Print word for word the first line of the listing below and every line after it, through the line with "92.0, 99.5, 100, 100]". Leave out the pictures and the rest.

Collected data:
******
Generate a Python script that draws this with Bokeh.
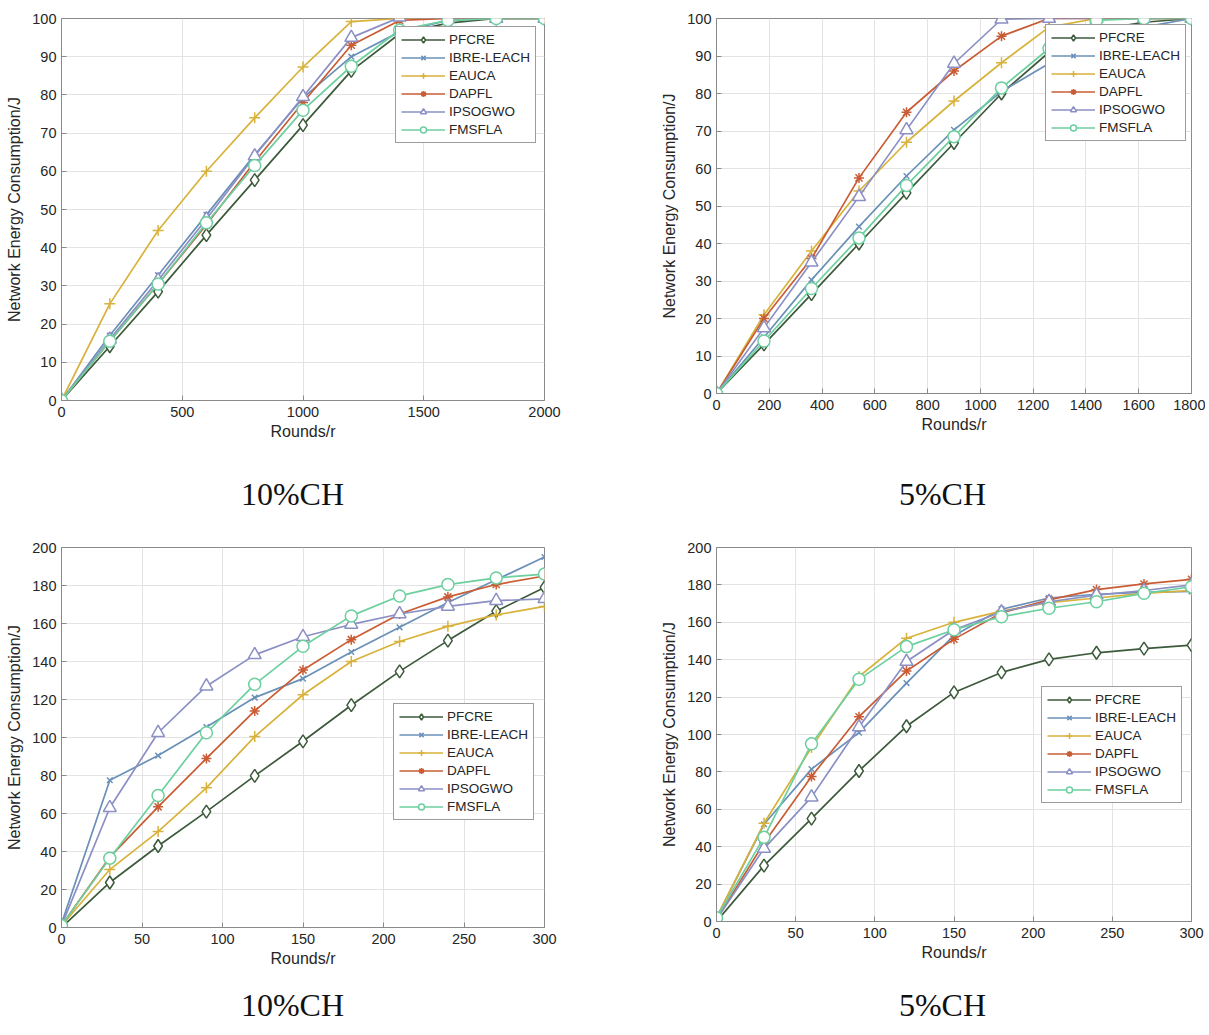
from bokeh.plotting import figure
from bokeh.layouts import column, row
from bokeh.models import Legend, LegendItem, FixedTicker, Range1d
from bokeh.core.properties import value
from bokeh.embed import file_html
from bokeh.resources import INLINE

series_names = ["PFCRE", "IBRE-LEACH", "EAUCA", "DAPFL", "IPSOGWO", "FMSFLA"]
colors = ["#3c5a3a", "#6a90b8", "#d8b23a", "#c95c34", "#8b8fc4", "#6ccf9e"]
markers = ["diamond", "x", "cross", "asterisk", "triangle", "circle"]
captions = ["10%CH", "5%CH", "10%CH", "5%CH"]

# Panel A: 10%CH, rounds 0..2000
rounds_a = [0, 200, 400, 600, 800, 1000, 1200, 1400, 1600, 1800, 2000]
pfcre_a = [0, 14.2, 28.5, 43.3, 57.7, 72.1, 86.3, 96.0, 98.8, 100, 100]
ibre_a = [0, 17.0, 32.8, 48.6, 64.3, 79.2, 90.0, 96.5, 99.5, 100, 100]
eauca_a = [0, 25.3, 44.5, 60.0, 74.0, 87.3, 99.2, 100, 100, 100, 100]
dapfl_a = [0, 15.5, 30.5, 46.0, 62.5, 78.0, 93.0, 99.5, 100, 100, 100]
ipso_a = [0, 16.0, 31.5, 47.5, 64.0, 79.5, 95.0, 100.3, 100, 100, 100]
fmsfla_a = [0, 15.5, 30.5, 46.5, 61.5, 76.0, 87.5, 97.0, 99.5, 100, 100]

# Panel B: 5%CH, rounds 0..1800
rounds_b = [0, 180, 360, 540, 720, 900, 1080, 1260, 1440, 1620, 1800]
pfcre_b = [0, 13.1, 26.5, 40.0, 53.5, 66.8, 80.0, 91.0, 97.0, 99.0, 100]
ibre_b = [0, 15.0, 30.3, 44.5, 58.0, 70.3, 80.5, 88.0, 96.0, 97.7, 100]
eauca_b = [0, 21.0, 38.0, 54.0, 67.0, 78.0, 88.2, 97.7, 100, 100, 100]
dapfl_b = [0, 20.0, 36.0, 57.5, 75.0, 86.0, 95.3, 100, 100, 100, 100]
ipso_b = [0, 17.5, 35.0, 52.5, 70.3, 88.0, 99.8, 100, 100, 100, 100]
fmsfla_b = [0, 14.0, 28.0, 41.5, 55.5, 68.5, 81.5, 92.0, 99.5, 100, 100]

# Panel C: 10%CH, rounds 0..300
rounds_c = [0, 30, 60, 90, 120, 150, 180, 210, 240, 270, 300]
pfcre_c = [0, 23.7, 42.9, 61.0, 79.8, 98.0, 117.0, 134.8, 151.0, 166.5, 179.0]
ibre_c = [2, 77.5, 90.5, 105.5, 121.0, 131.0, 145.0, 158.0, 171.0, 183.0, 195.0]
eauca_c = [1, 30.5, 50.5, 73.5, 100.5, 122.5, 140.0, 150.5, 158.5, 164.5, 169.0]
dapfl_c = [1, 37.0, 63.5, 89.0, 114.0, 135.5, 151.5, 165.0, 174.0, 180.5, 185.0]
ipso_c = [1, 63.0, 102.5, 127.0, 143.5, 153.0, 159.5, 165.0, 169.0, 172.0, 173.0]
fmsfla_c = [1, 36.5, 69.5, 102.5, 128.0, 148.0, 164.0, 174.5, 180.5, 184.0, 186.0]

# Panel D: 5%CH, rounds 0..300
rounds_d = [0, 30, 60, 90, 120, 150, 180, 210, 240, 270, 300]
pfcre_d = [0, 29.9, 55.0, 80.5, 104.4, 122.5, 133.2, 140.2, 143.7, 145.9, 147.8]
ibre_d = [2, 52.0, 81.5, 101.0, 127.5, 153.0, 167.0, 173.0, 175.0, 176.0, 176.5]
eauca_d = [2, 52.5, 93.0, 131.0, 151.5, 160.0, 166.0, 170.5, 173.0, 175.5, 177.0]
dapfl_d = [1, 42.0, 77.5, 109.5, 134.0, 151.0, 165.0, 172.0, 177.5, 180.5, 183.0]
ipso_d = [1, 39.0, 66.5, 104.0, 139.0, 156.0, 165.5, 171.0, 174.5, 177.0, 180.0]
fmsfla_d = [2, 45.0, 95.0, 129.5, 147.0, 156.0, 163.0, 167.5, 171.0, 175.5, 179.0]

xticks_a = [0, 500, 1000, 1500, 2000]
xticks_b = [0, 200, 400, 600, 800, 1000, 1200, 1400, 1600, 1800]
xticks_cd = [0, 50, 100, 150, 200, 250, 300]
yticks_100 = list(range(0, 101, 10))
yticks_200 = list(range(0, 201, 20))

FONT = "Liberation Sans"
TEXT = "#262626"
AXC = "#8a8a8a"
OPEN = ("diamond", "triangle", "circle")
MSIZE = {"diamond": 13, "x": 8, "cross": 11, "asterisk": 10, "triangle": 13, "circle": 12}


def style_axis(ax, ticks):
    ax.ticker = FixedTicker(ticks=ticks)
    ax.major_tick_in = 5
    ax.major_tick_out = 0
    ax.minor_tick_line_color = None
    ax.axis_line_color = AXC
    ax.major_tick_line_color = AXC
    ax.major_label_text_font = FONT
    ax.major_label_text_color = TEXT
    ax.major_label_text_font_size = "14.5px"
    ax.axis_label_text_font = FONT
    ax.axis_label_text_font_style = "normal"
    ax.axis_label_text_color = TEXT
    ax.axis_label_text_font_size = "16px"


def make_panel(xs, ys_list, xmax, ymax, xticks, yticks,
               borders, frame_w, frame_h, legend_loc):
    bl, br, bt, bb = borders
    p = figure(frame_width=frame_w, frame_height=frame_h,
               x_range=Range1d(0, xmax), y_range=Range1d(0, ymax),
               output_backend="svg", toolbar_location=None, title=None,
               min_border_left=bl, min_border_right=br,
               min_border_top=bt, min_border_bottom=bb,
               background_fill_color="white", border_fill_color="white")
    p.outline_line_color = AXC
    p.outline_line_width = 1
    xa = p.xaxis[0]
    ya = p.yaxis[0]
    style_axis(xa, xticks)
    style_axis(ya, yticks)
    xa.axis_label = "Rounds/r"
    xa.major_label_standoff = 6
    xa.axis_label_standoff = 3
    ya.axis_label = "Network Energy Consumption/J"
    ya.major_label_standoff = 5
    ya.axis_label_standoff = 6
    p.xgrid.ticker = FixedTicker(ticks=xticks)
    p.ygrid.ticker = FixedTicker(ticks=yticks)
    p.xgrid.grid_line_color = "#e3e3e3"
    p.ygrid.grid_line_color = "#e3e3e3"

    items = []
    for name, ys, col, mk in zip(series_names, ys_list, colors, markers):
        ln = p.line(xs, ys, line_color=col, line_width=1.7)
        sc = p.scatter(xs, ys, marker=mk, size=MSIZE[mk], line_color=col,
                       fill_color="white" if mk in OPEN else None,
                       line_width=1.5)
        items.append(LegendItem(label=name, renderers=[ln, sc]))
    leg = Legend(items=items, location=legend_loc,
                 label_text_font=FONT, label_text_font_size="13.5px",
                 label_text_color=TEXT, glyph_width=44, glyph_height=15,
                 label_height=15, spacing=3, padding=5, margin=0,
                 label_standoff=4, border_line_color="#3a3a3a",
                 border_line_width=1, background_fill_alpha=1)
    p.add_layout(leg, "center")
    return p


def make_caption(text, width, height, cx, cy):
    c = figure(width=width, height=height, x_range=Range1d(0, width),
               y_range=Range1d(0, height), output_backend="svg", title=None,
               toolbar_location=None, x_axis_type=None, y_axis_type=None,
               min_border=0, border_fill_color="white")
    c.outline_line_color = None
    c.grid.visible = False
    c.text(x=[cx], y=[cy], text=[text], text_align="center",
           text_baseline="middle", text_font=value("Liberation Serif"),
           text_font_size="32px", text_color="#111111")
    return c


pa = make_panel(rounds_a, [pfcre_a, ibre_a, eauca_a, dapfl_a, ipso_a, fmsfla_a],
                2000, 100, xticks_a, yticks_100,
                (61, 56, 14, 46), 483, 382, (334, 257))
pb = make_panel(rounds_b, [pfcre_b, ibre_b, eauca_b, dapfl_b, ipso_b, fmsfla_b],
                1800, 100, xticks_b, yticks_100,
                (116, 14, 18, 49), 475, 375, (329, 252))
pc = make_panel(rounds_c, [pfcre_c, ibre_c, eauca_c, dapfl_c, ipso_c, fmsfla_c],
                300, 200, xticks_cd, yticks_200,
                (61, 56, 22, 46), 483, 380, (332, 107))
pd = make_panel(rounds_d, [pfcre_d, ibre_d, eauca_d, dapfl_d, ipso_d, fmsfla_d],
                300, 200, xticks_cd, yticks_200,
                (116, 14, 25, 49), 475, 374, (325, 118))

ca = make_caption(captions[0], 600, 80, 292, 29)
cb = make_caption(captions[1], 605, 80, 342, 29)
cc = make_caption(captions[2], 600, 52, 292, 18)
cd = make_caption(captions[3], 605, 52, 342, 18)

layout = column(row(pa, pb, spacing=0), row(ca, cb, spacing=0),
                row(pc, pd, spacing=0), row(cc, cd, spacing=0), spacing=0)
open("out.html", "w").write(file_html(layout, INLINE))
******
Result for this exercise:
Generate a Python script that draws this with Bokeh.
from bokeh.plotting import figure
from bokeh.layouts import column, row
from bokeh.models import Legend, LegendItem, FixedTicker, Range1d
from bokeh.core.properties import value
from bokeh.embed import file_html
from bokeh.resources import INLINE

series_names = ["PFCRE", "IBRE-LEACH", "EAUCA", "DAPFL", "IPSOGWO", "FMSFLA"]
colors = ["#3c5a3a", "#6a90b8", "#d8b23a", "#c95c34", "#8b8fc4", "#6ccf9e"]
markers = ["diamond", "x", "cross", "asterisk", "triangle", "circle"]
captions = ["10%CH", "5%CH", "10%CH", "5%CH"]

# Panel A: 10%CH, rounds 0..2000
rounds_a = [0, 200, 400, 600, 800, 1000, 1200, 1400, 1600, 1800, 2000]
pfcre_a = [0, 14.2, 28.5, 43.3, 57.7, 72.1, 86.3, 96.0, 98.8, 100, 100]
ibre_a = [0, 17.0, 32.8, 48.6, 64.3, 79.2, 90.0, 96.5, 99.5, 100, 100]
eauca_a = [0, 25.3, 44.5, 60.0, 74.0, 87.3, 99.2, 100, 100, 100, 100]
dapfl_a = [0, 15.5, 30.5, 46.0, 62.5, 78.0, 93.0, 99.5, 100, 100, 100]
ipso_a = [0, 16.0, 31.5, 47.5, 64.0, 79.5, 95.0, 100.3, 100, 100, 100]
fmsfla_a = [0, 15.5, 30.5, 46.5, 61.5, 76.0, 87.5, 97.0, 99.5, 100, 100]

# Panel B: 5%CH, rounds 0..1800
rounds_b = [0, 180, 360, 540, 720, 900, 1080, 1260, 1440, 1620, 1800]
pfcre_b = [0, 13.1, 26.5, 40.0, 53.5, 66.8, 80.0, 91.0, 97.0, 99.0, 100]
ibre_b = [0, 15.0, 30.3, 44.5, 58.0, 70.3, 80.5, 88.0, 96.0, 97.7, 100]
eauca_b = [0, 21.0, 38.0, 54.0, 67.0, 78.0, 88.2, 97.7, 100, 100, 100]
dapfl_b = [0, 20.0, 36.0, 57.5, 75.0, 86.0, 95.3, 100, 100, 100, 100]
ipso_b = [0, 17.5, 35.0, 52.5, 70.3, 88.0, 99.8, 100, 100, 100, 100]
fmsfla_b = [0, 14.0, 28.0, 41.5, 55.5, 68.5, 81.5, 92.0, 99.5, 100, 100]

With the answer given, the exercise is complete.